Last week PBS aired a NOVA special on vaccinations: Vaccines—Calling the Shots
Diseases that were largely eradicated in the United States a generation ago—including whooping cough, measles, mumps—are returning, in part because nervous parents are skipping their children’s shots. Vaccines – Calling the Shots, a new NOVA special, takes viewers around the world to track epidemics, explore the science behind vaccinations, and shed light on the risks of opting out.
Like most NOVA specials, it focuses on the science behind vaccinations: How were they developed? How effective are they? How safe are they? And—perhaps most importantly—what happens when large numbers of parents refuse to vaccinate their children?

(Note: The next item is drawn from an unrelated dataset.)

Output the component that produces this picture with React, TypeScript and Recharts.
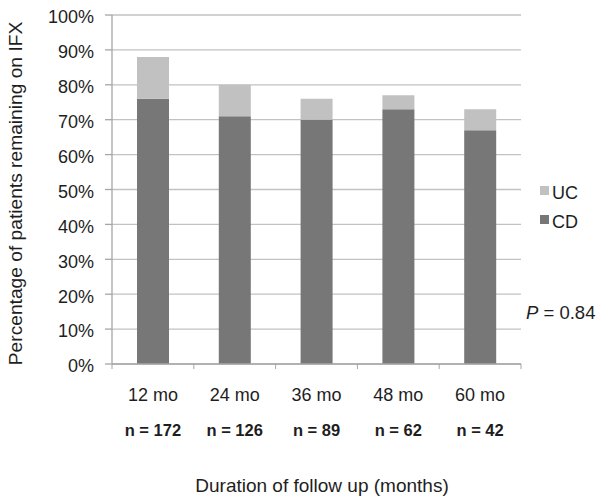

The program first aired last year, produced no doubt because of the increasing number of outbreaks of preventable diseases, like measles and whooping cough.
Related post: Back to school: Childhood immunizations
I think NOVA explains very well the recent trend of parents “opting out” of routine childhood vaccinations. The idea that one vaccine, the MMR or measles/mumps/rubella, was causing autism was put forth almost 20 years ago in a medical journal using fraudulent research.
Despite this fraud coming to light and the researcher being ousted from the medical community, the damage was done. Fear of vaccinations took hold and it’s been very difficult to eradicate.
No vaccine or drug is 100% safe and effective, but over time the benefits of routine childhood immunizations have proven to outweigh the risks.